Même si des mécanismes ont été introduits au pays dans le but d’accroître la diversité dans les hautes sphères des entreprises inscrites en bourse, la cadence des renouvellements est généralement «lente», observe l’Institut sur la gouvernance d’organisations privées et publiques (IGOPP) dans une nouvelle analyse.

Un an après l’entrée en vigueur des amendements à la Loi canadienne sur les sociétés par actions obligeant les sociétés assujetties au régime fédéral à présenter des renseignements relatifs à la diversité, l’Institut a décidé de brosser un portrait, qui qualifie notamment le gouvernement canadien de «précurseur» en raison du cadre réglementaire mis en place.

Les documents publiés par 76 des 78 compagnies de l’indice composé S&P/TSX de la Bourse de Toronto en vue de leur assemblée annuelle ont ainsi été évalués.

En moyenne, les conseils d’administration étaient formés par 29,43 % de femmes, 4,47 % de personnes issues des minorités visibles, 0,6 % de membres des groupes autochtones et 0,49 % de personnes avec incapacité. Du côté de la haute direction, ces proportions étaient respectivement de 23,94 %, 7,94 %, 0,14 % et 0,35 %.

«Cela montre que le rythme de renouvellement est extrêmement lent, a souligné le directeur général de l’IGOPP, François Dauphin, en entrevue. On ne peut toutefois pas s’attendre à ce que ces changements soient immédiats même si l’on impose de nouvelles mesures. Dans un conseil d’administration, le rythme de renouvellement oscille généralement entre 8 % et 10 % annuellement.»

Celui-ci cosigne le document avec le président du conseil d’administration de l’Institut, Yvan Allaire, et le chargé de projet Mantote Sambiani.

Parmi les constats présentés, M. Dauphin a également relevé la «sous-représentativité assez importante» du côté des minorités visibles, qui représentent pourtant environ 22,3 % de la population.

«C’est un élément que l’on constate, mais nous n’avons pas de causalité, a dit M. Dauphin. C’est un constat quand même assez frappant.»

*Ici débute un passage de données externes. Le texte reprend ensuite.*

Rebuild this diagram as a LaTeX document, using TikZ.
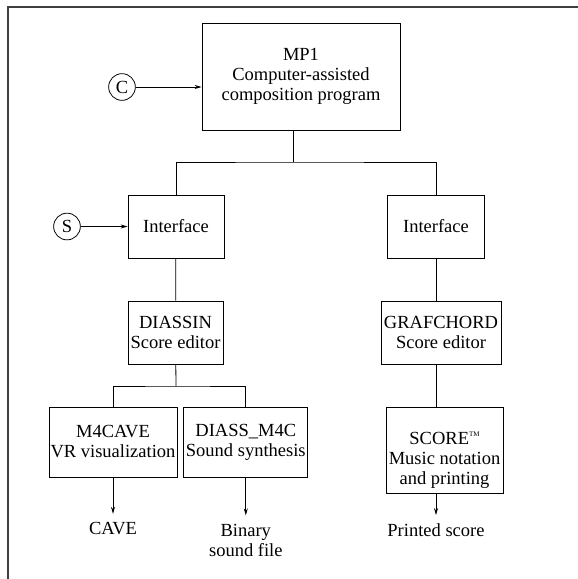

Si la représentation féminine a presque doublé au sein des conseils d’administration au cours de la dernière décennie, elle demeure néanmoins en deçà de la cible de 40 % établie par l’Institut en 2009 dans le cadre d’une prise de position, est-il souligné dans l’analyse.

De plus, seulement 47 % des sociétés observées par l’IGOPP ont fixé une cible à atteindre en matière de représentation féminine au sein du conseil d’administration, une proportion qui fléchit à environ 18,4 % en ce qui a trait à la haute direction.

Le portrait brossé par l’IGOPP, qui se penche également sur les lois en matière de diversité au sein des conseils d’administration des sociétés inscrites en bourse de 13 pays, dont l’Allemagne, le Royaume-Uni et la France, en vient à la conclusion que le Canada se trouve à «l’avant-garde» en ce qui a trait à la recherche de la diversité.

Toutefois, le pays a plutôt opté pour l’approche de la divulgation plutôt que des quotas, comme cela se fait ailleurs dans le monde, pour stimuler les changements.

L’équipe de l’IGOPP qui signe l’analyse ne s’est pas avancée sur la pertinence d’imiter ou non d’autres pays qui ont décidé d’imposer des quotas aux compagnies inscrites en bourse.

«Il y a un pas à franchir pour imposer certaines choses, a dit M. Dauphin. C’est un arbitrage que le gouvernement doit faire. On a vu que la divulgation a quand même permis de réaliser certaines avancées du côté de la représentativité des genres.»

Selon le directeur général de l’Institut, les autorités fédérales semblent plutôt miser sur des changements qui s’observeront à la suite de pressions effectuées par des investisseurs institutionnels qui intègrent de plus en plus les critères ESG, environnement, social et gouvernance, dans leurs décisions.

L’IGOPP a par ailleurs relevé que bon nombre de sociétés assujetties au cadre fédéral avaient interprété «très librement» le règlement entourant le nombre de cadres qui doivent être considérés en matière de divulgation. Cela a compliqué la comptabilité des données. De plus, le mécanisme de l’«auto-identification» pour déterminer l’appartenance d’une personne à un groupe «introduit un risque de non-divulgation ou un risque de divulgation opportuniste», a souligné l’analyse.